The objective of this study was to precipitate CaCO₃ in a groundwater media to reduce dissolved arsenic concentrations. In this study a mixture of ureolytic calcite and aragonite were precipitated using groundwater as the media. Although precipitation of carbonate was successful using Ardkenneth groundwater, arsenic concentrations were not reduced. Ureolytic calcite and aragonite precipitated using broth as the media and resulted in a decrease in arsenic concentrations of up to 88% from the initial 0.7 μg Lˉ¹ concentration. Ureolytic carbonate precipitation required the inoculation of ureolytic cultures isolated from groundwater into both the groundwater and broth media. Precipitates in the inoculation experiments were identified using infrared spectroscopy techniques. The decrease in arsenic concentrations in the inoculated urea treated broth samples compared to the groundwater samples was attributed to the greater amounts of precipitate formed in the broth media. The broth had a free Ca(II) concentration of 1300 mg Lˉ¹ whereas the Ardkenneth groundwater had a free Ca(II) concentration of 36 to 42 mg Lˉ¹. The higher free Ca(II) concentrations in the broth media would account for the higher yield of carbonate precipitate, making Ca(II) concentration a limiting factor in ureolytic CaCO₃ remediation techniques.
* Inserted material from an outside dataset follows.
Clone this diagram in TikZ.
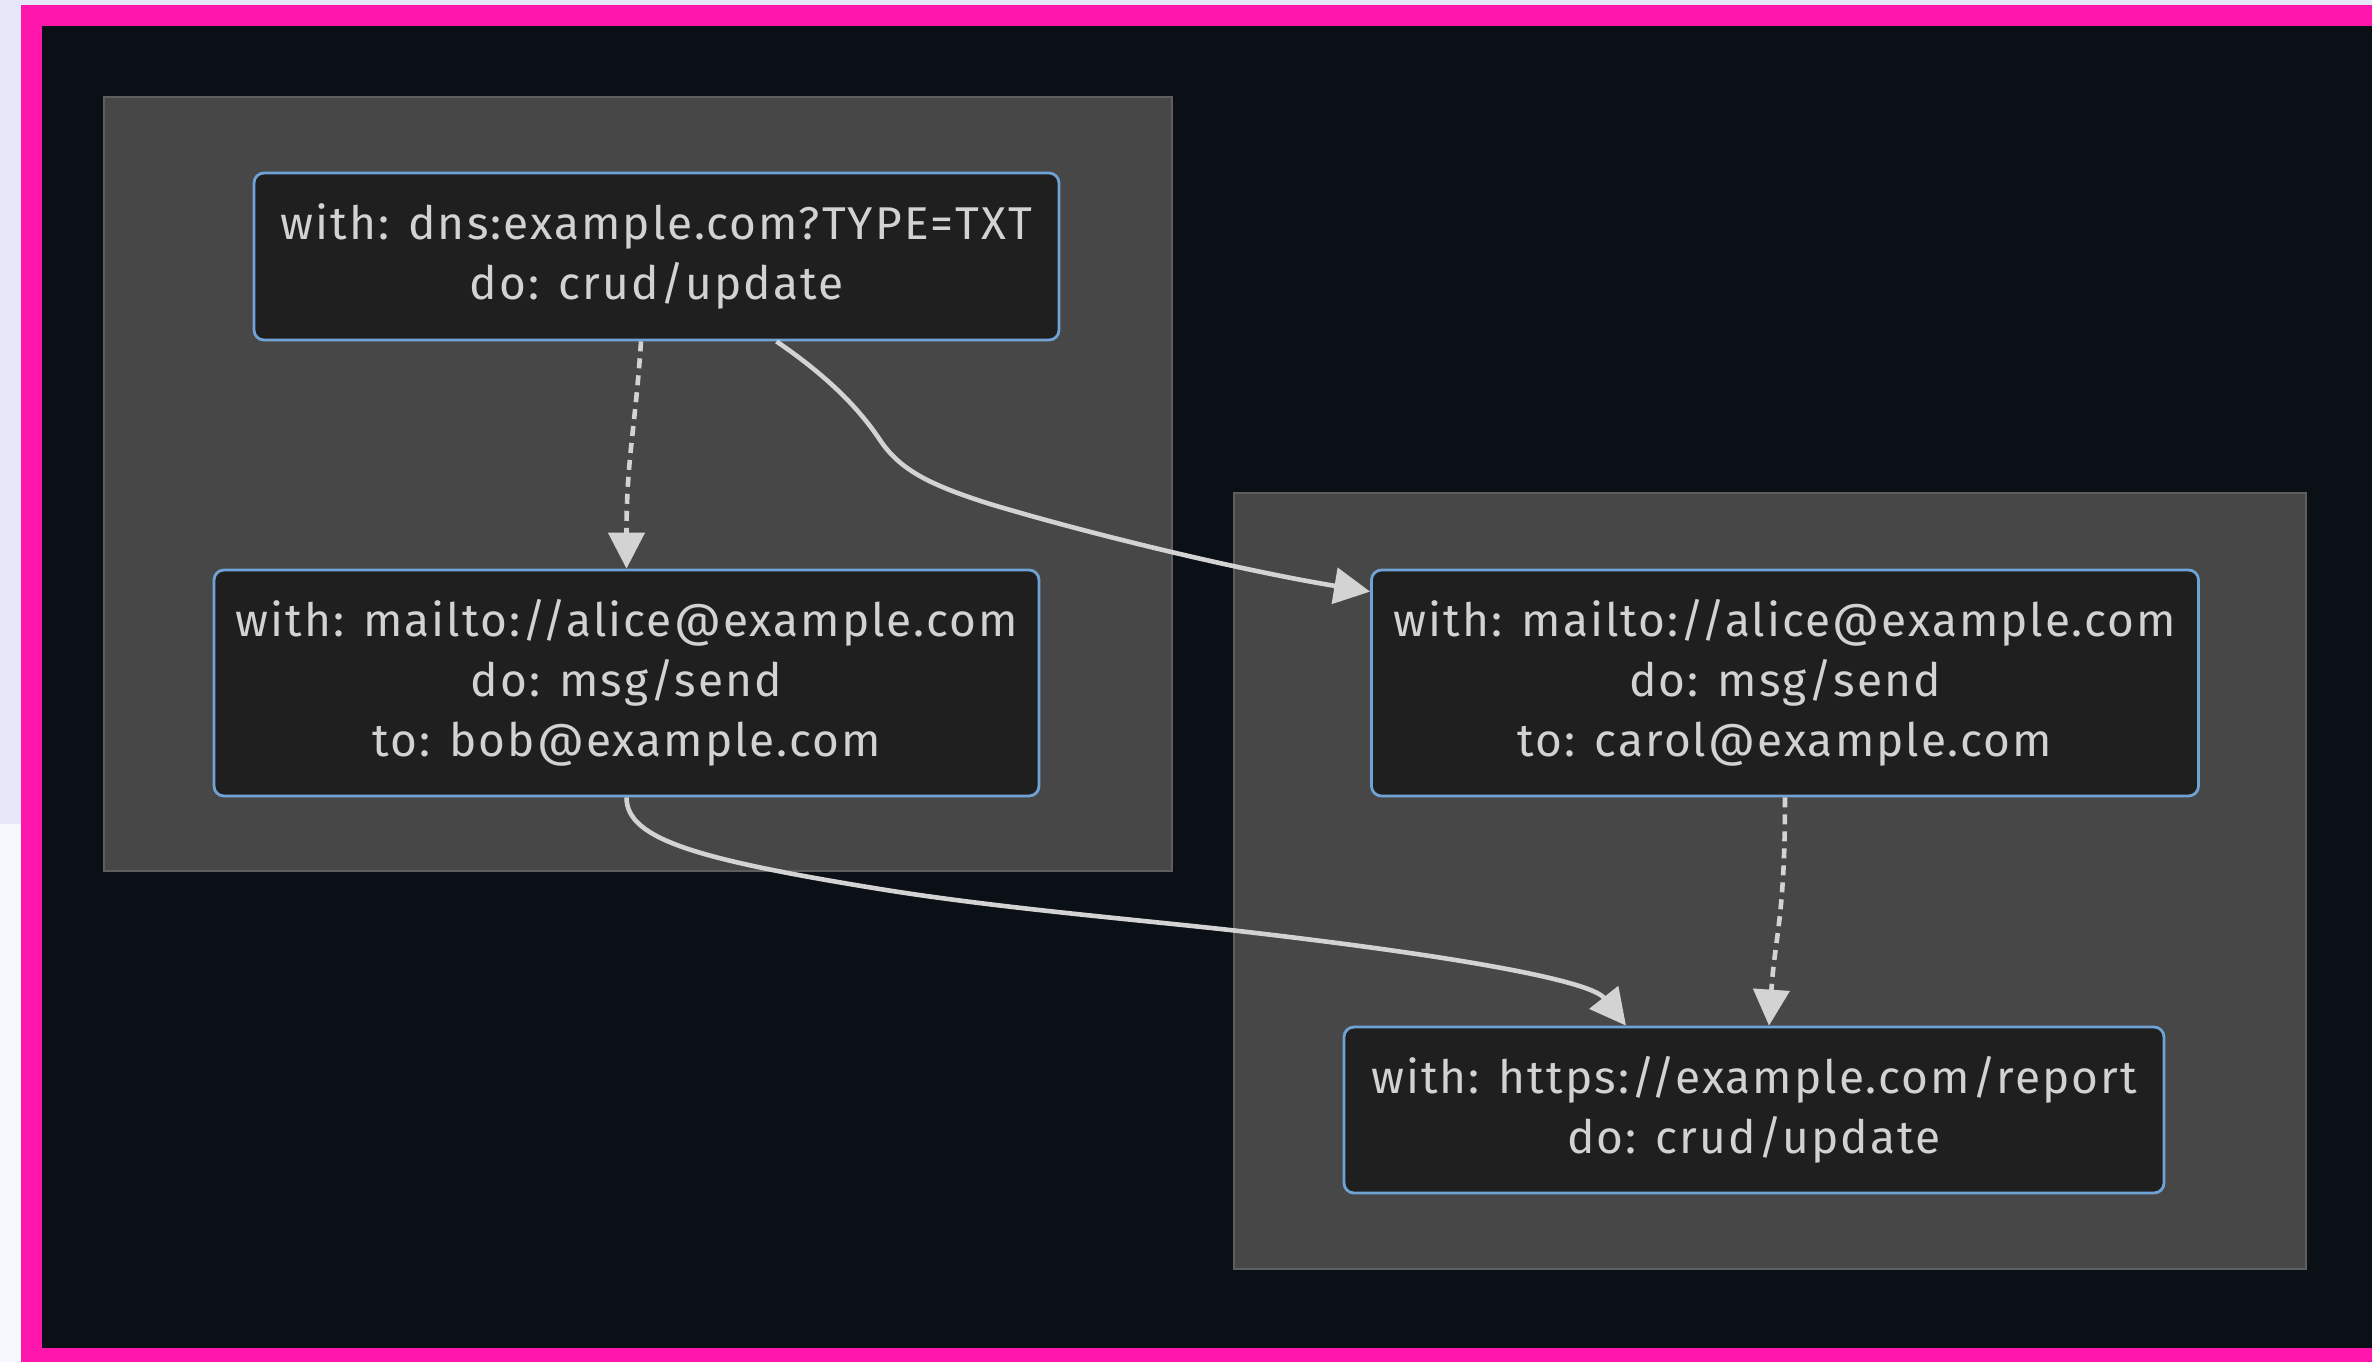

Formation of a visible precipitate required the addition of nitrate to the broth and groundwater samples. The inoculated cultures, being denitrifiers, required a nitrate source. Ca(II) ion concentrations decreased in the different media without the addition of nitrate, but no visible precipitate formed. Laboratory experiments using Ardkenneth groundwater and treatments of 0.03 M urea did not decrease the Ca(II) ion concentrations or reduce arsenic in solution. These results suggest that inoculation with selected ureolytic cultures was needed to optimize the precipitation of CaCO₃ in a natural groundwater system. The results of this study suggest that arsenic was reduced by the precipitation of ureolytic CaCO₃. Arsenic reduced by ureolytic CaCO₃ precipitation required adequate levels of Ca(II) ions, higher than those found in the Ardkenneth aquifer. Successful precipitation of CaCO₃ by ureolytic organisms also required an adequate cell density. Thus, inoculation with ureolytic cultures optimized the broth and groundwater media for CaCO₃ precipitation.